News,  Politics

Pat Buchanan Explains His Ouster from MSNBC

The bottom line is this. Buchanan wrote a book, and liberal groups accused him of racism. The president of MSNBC subsequently said that he didn’t think Buchanan’s book “should be part of the national dialogue, much less part of the dialogue on MSNBC.” So they cut him loose. Read the rest here.

8 Comments

  • Lucas Knisely

    I liked this part…

    All the while prattling about their love of dissent and devotion to the First Amendment, they seek systematically to silence and censor dissent.

    Without a hearing, they smear and stigmatize as racist, homophobic or anti-Semitic any who contradict what George Orwell once called their “smelly little orthodoxies.” They then demand that the heretic recant, grovel, apologize, and pledge to go forth and sin no more.

  • Nate

    YGG, I think it’s a stretch to say that Buchanan Enabled Holocaust denial. Just because he wrote a book that accused England and France into leading Europe into WWII, which he said, could have been avoided, doesn’t mean he denied the Holocaust. Nobody knows what the outcome would have been had Europe not erupted into WWII.

    But that’s Buchanan. Conservatives derided him for calling NAFTA the worst republican backed move in history, but most would love to go back and reverse it now, if they had the chance.

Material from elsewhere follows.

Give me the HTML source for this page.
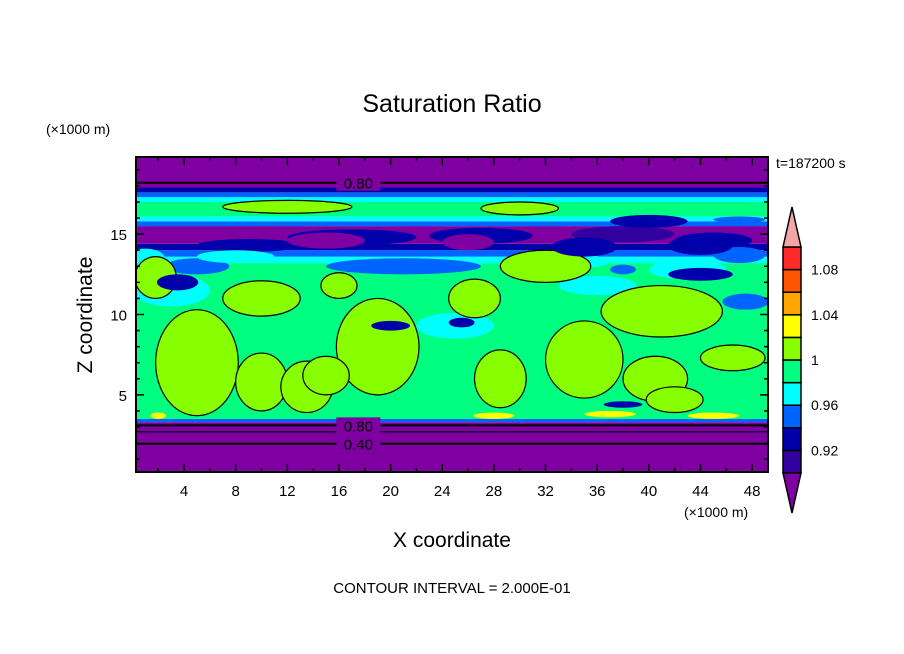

    Buchanan is certainly polarizing, but he is usually pretty adept at seeing things down the road that others don’t. We will have to see if his prophetic “balkanization” of the U.S. comes to pass, but he has been saying that for years.

  • yankeegospelgirl

    I quote:

    In a March 17, 1990, syndicated column, Buchanan wrote that it would have been impossible for Jews to die in the gas chambers of the Treblinka death camp, and referred to a “so-called Holocaust survivor syndrome,” which he described as involving “group fantasies of martyrdom and heroics.”

    In another column, Rosensaft notes that Buchanan once likened convicted Nazi war criminal John Demjanjuk to Jesus Christ:

    In his syndicated column of April 17, 2009, Buchanan not only called Demjanjuk “the sacrificial lamb whose blood washes away the stain of Germany’s sins,” but he wrote that the “spirit” behind the U.S. Justice Department’s efforts to bring Demjanjuk to justice is “the same satanic brew of hate and revenge that drove another innocent Man up Calvary that first Good Friday 2,000 years ago.”

  • Nate

    YGG, Demjanjuk, as Buchanan noted, was an American citizen who was deported without due process and a trial here in America on evidence that was circumstantial. Buchanan wrote about the injustice of someone living in America being deported without due process, and the Israelis running around looking in every window for Nazi war criminals.

    By the way, Demjanjuk is not a “convicted” Nazi war criminal as the Israeli Supreme Court overturned the verdict. You need to check your facts.

    • yankeegospelgirl

      I was quoting from a newspaper article.

      Look, just concentrate on what Buchanan actually said. It said that he thought it would have been impossible for Jews to die in the gas chambers of the Treblinka death camp. This is LOONY. This is fringe talk. And the whole sneering attitude towards Holocaust survivors with some kind of “martyrdom complex.” And regardless of the specific facts of Demjanjuk’s case, I think it’s fairly obvious that Buchanan looks very disfavourably on any attempt to bring Nazi war criminals to justice, since he apparently doubts there is anything to bring them to justice for.

      • Nate

        His comments were in light of Demjanjuk’s case, how is that irrelevant? Now, I am not defending his specific remarks concerning the means of how the Treblinka deaths occurred, but you obviously can’t bring yourself to see anything that Buchanan says as having any validity. That is fine, but stick to the facts as he was correct about Demjanjuk’s guilt. And, your insinuations that he would want to defend all Nazi war criminals is your personal opinion and has no basis in fact.

        Buchanan is a conservative voice that MSNBC has accused of being a racist. Granted, he doesn’t have the most favorable view of the nation of Israel, but we should never assume that we must simply do everything Israel wants us to do because the bible says pray for the peace of Jerusalem.

        Israel would love for us to blow up Iran’s reactors, but that would not be the smartest thing for us at this moment in history.

  • JStanton

    I would love to see some more objective thinking. Is there any truth to these accusations of Pat Buchanan making racist or borderline racist comments?